March 22, 2008, was the first World Pillow Fight Day, a day organized in the United States by Newmindspace, a group created by two University of Toronto students. The Wall Street Journal estimated that 5,000 people participated in a New York event coinciding with the day.

The Guinness World Record for the largest pillow fight was set in July 2015 at a St. Paul Saints baseball game, where 6,261 participated in an event sponsored by local manufacturer My Pillow. The record was later broken in May 2018 at an evangelical Christian concert. 7,861 people participated in the Minneapolis, Minnesota event, which was also sponsored by My Pillow.

September 25, 2021, Gladiatrix LLC, DBA FightPFC.com, Pillow Fight Championships, live streamed their second full card professional pillow fight event. The company announced plans to expand the franchise internationally and to develop pillow fighting as a national sport with standardized rules scoring and equipment. Real pillow fights between real fighters with real cash prizes at stake.
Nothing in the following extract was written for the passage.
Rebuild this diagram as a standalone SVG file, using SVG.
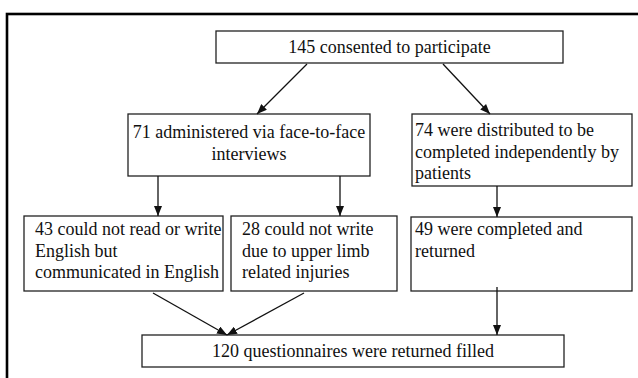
<svg xmlns="http://www.w3.org/2000/svg" width="638" height="378" viewBox="0 0 638 378">
<style>
.box{fill:#fff;stroke:#222;stroke-width:1.3}
.t{font-family:"Liberation Serif","Times New Roman",serif;font-size:18px;fill:#111}
.c{text-anchor:middle}
.con{stroke:#111;stroke-width:1.3;fill:none;marker-end:url(#ah)}
</style>
<defs>
<marker id="ah" markerUnits="userSpaceOnUse" markerWidth="10" markerHeight="8" refX="10" refY="4" orient="auto">
<path d="M0,0 L10,4 L0,8 z" fill="#111"/>
</marker>
</defs>
<rect x="0" y="0" width="638" height="378" fill="#fff"/>
<rect x="7" y="14" width="650" height="400" fill="none" stroke="#000" stroke-width="2.6"/>
<g id="n1"><rect class="box" x="216" y="31" width="347" height="32"/><text class="t c" x="389.5" y="53">145 consented to participate</text></g>
<g id="n2"><rect class="box" x="128" y="114" width="242" height="62"/><text class="t c" x="249" y="138">71 administered via face-to-face</text><text class="t c" x="249" y="160">interviews</text></g>
<g id="n3"><rect class="box" x="412" y="114" width="220" height="72"/><text class="t" x="415" y="136">74 were distributed to be</text><text class="t" x="415" y="157.5">completed independently by</text><text class="t" x="415" y="179">patients</text></g>
<g id="n4"><rect class="box" x="24" y="216" width="199" height="75"/><text class="t" x="35" y="235">43 could not read or write</text><text class="t" x="35" y="256.5">English but</text><text class="t" x="35" y="278">communicated in English</text></g>
<g id="n5"><rect class="box" x="231" y="216" width="166" height="75"/><text class="t" x="242" y="235">28 could not write</text><text class="t" x="242" y="256.5">due to upper limb</text><text class="t" x="242" y="278">related injuries</text></g>
<g id="n6"><rect class="box" x="411" y="217" width="221" height="74"/><text class="t" x="415" y="235">49 were completed and</text><text class="t" x="415" y="257">returned</text></g>
<g id="n7"><rect class="box" x="142" y="335" width="422" height="32"/><text class="t c" x="353" y="357">120 questionnaires were returned filled</text></g>
<g id="connectors">
<line class="con" x1="307" y1="64" x2="257" y2="114"/>
<line class="con" x1="443" y1="64" x2="490" y2="114"/>
<line class="con" x1="158" y1="176" x2="158" y2="216"/>
<line class="con" x1="340" y1="176" x2="340" y2="216"/>
<line class="con" x1="497" y1="186" x2="497" y2="217"/>
<line class="con" x1="153" y1="293" x2="227" y2="335"/>
<line class="con" x1="304" y1="293" x2="227" y2="335"/>
<line class="con" x1="497" y1="287" x2="497" y2="335"/>
</g>
</svg>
Sports Writer Joe Capozzi reported the event as a "Fierce but wholesome combat sport".

October 5, 2021, NYPost reports that MMA (Mixed Martial Arts) fighters were enjoying the new sport of professional pillow fighting.

== In Japan ==

In Makura-Nage, a Japanese pillow fight variation, players throw pillows instead of swinging them.

==In film==
1.

The 25-second-long Pillow Fight From Edison Studios

Pillow fights were a popular theme in early cinematography. 1897 saw the release of A Pillow Fight by the American Mutoscope and Biograph Company followed by Pillow Fight from Edison Studios. In the same year Siegmund Lubin released New Pillow Fight. Lubin returned to the subject in 1903 with the film Pillow Fight, Reversed.